Roman Romanenko, who jokingly asked for troops to be dispatched to the Vologda region. Roman Romanenko / Facebook

A Russian regional governor has asked prosecutors to investigate a local journalist after he jokingly asked President Vladimir Putin to dispatch troops to protect the region's Russian speakers from corrupt officials.

In his mock appeal on Facebook to Putin earlier this month, Vologda region journalist Roman Romanenko cited the deployment of Russian troops in Crimea, which the Kremlin attributed to the need to protect the peninsula's Russian-speaking population, and asked the president to extend similar protection to Vologda.

"We are all entirely Russian speakers here, and our rights are much infringed upon," Romanenko said on Facebook. "Our ill are unable to obtain the medicines and treatment they need, the level of our education is dropping every year, children's after-school enrichment programs are being shut down, agriculture has been practically destroyed.
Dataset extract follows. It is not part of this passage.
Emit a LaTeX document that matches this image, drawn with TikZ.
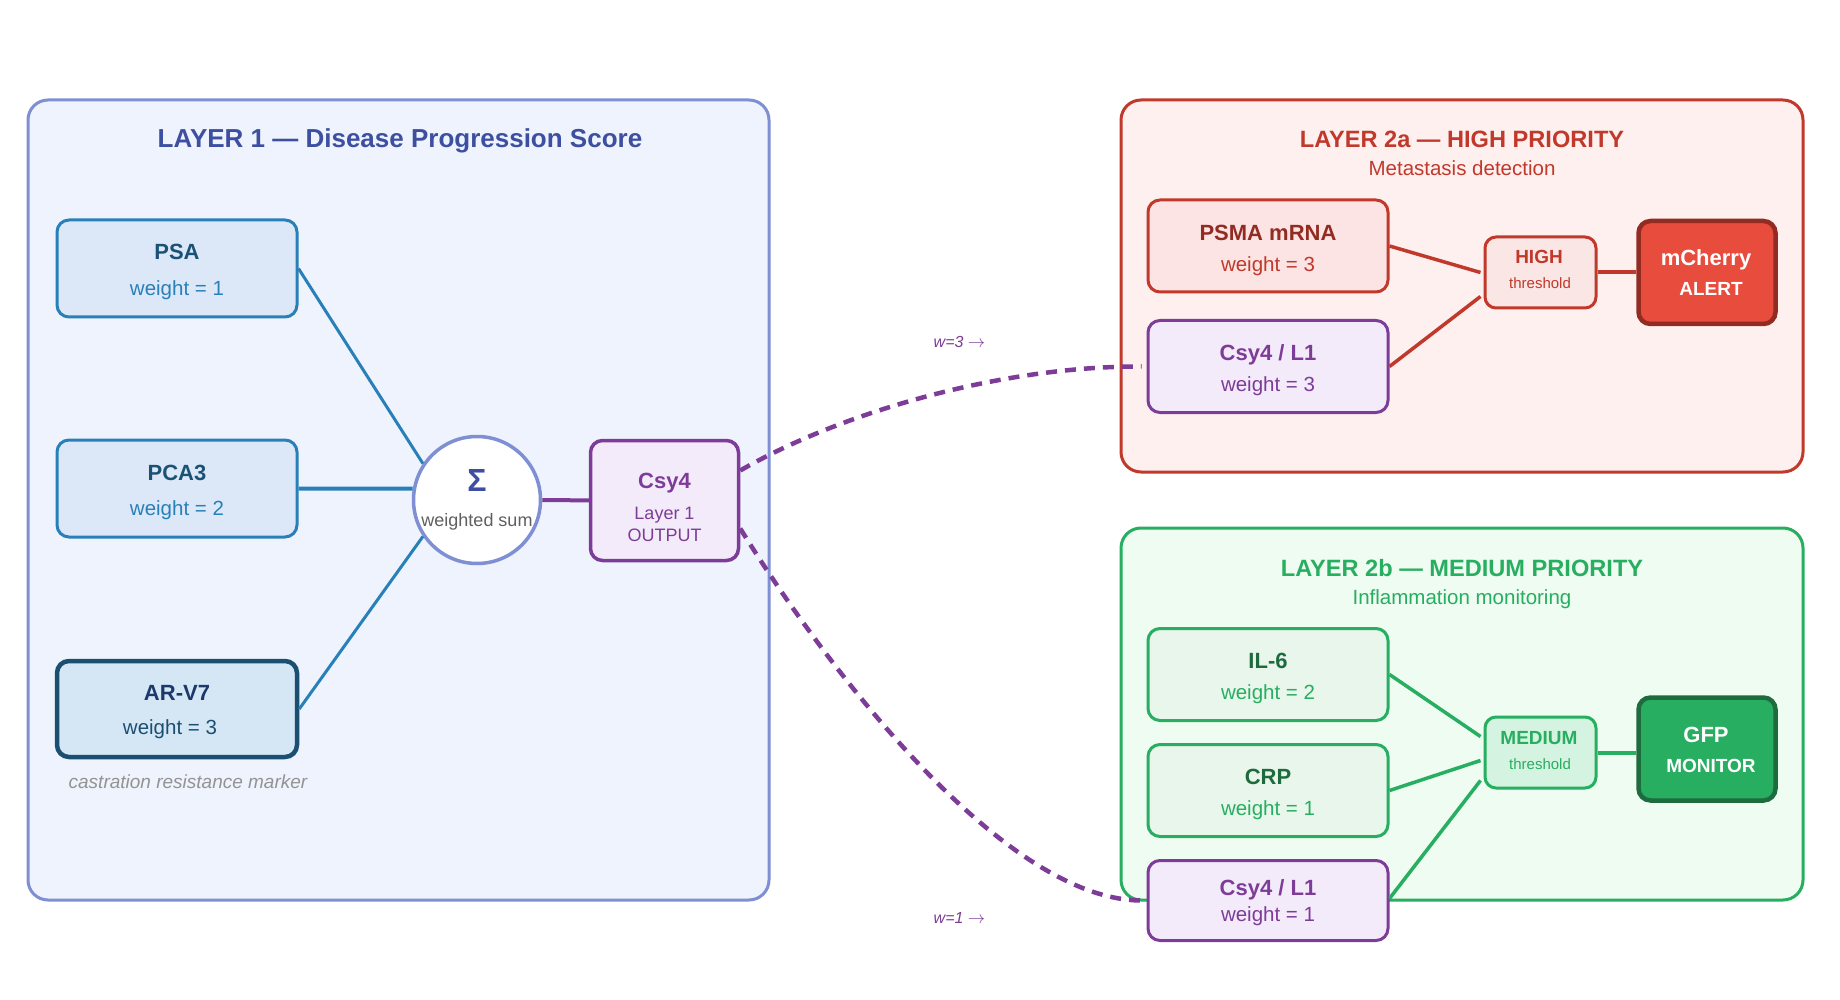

We are all suffering very much."

"Meanwhile, the occupants who have seized power as a result of dishonest elections are doing nothing for the subjugated population," he said.

Asking for troops to be dispatched to the Vologda region," Romanenko said the region's people "would be very grateful and can guarantee you that no war of resistance against the liberators would follow." Any sanctions against Moscow's interference in Vologda would be highly unlikely, he added.

While the post had received more than 4,000 "likes" by Tuesday, prosecutors summoned Romanenko for questioning after Vologda regional Governor Oleg Kuvshinnikov demanded an investigation on possible extremism charges, the journalist said, Dozhd reported Monday.

Romanenko said the investigator was amiable and seemed "slightly embarrassed that he had to take time off from fighting corruption and engage in some nonsense," but still asked for "facts and documents, evidencing the decay of agriculture."

"Drive 10 kilometers away from Vologda and see for yourself," the journalist said he had responded.

After publication of the post, vandals defaced Romanenko's home with a crossed-out swastika on his front door — in an apparent reference to Moscow's description of Ukrainian supporters of national sovereignty as "fascists."

The vandals also wrote: "Maidan stop," in a reference to the center and symbol of Ukraine's political protests that toppled its Moscow-backed administration.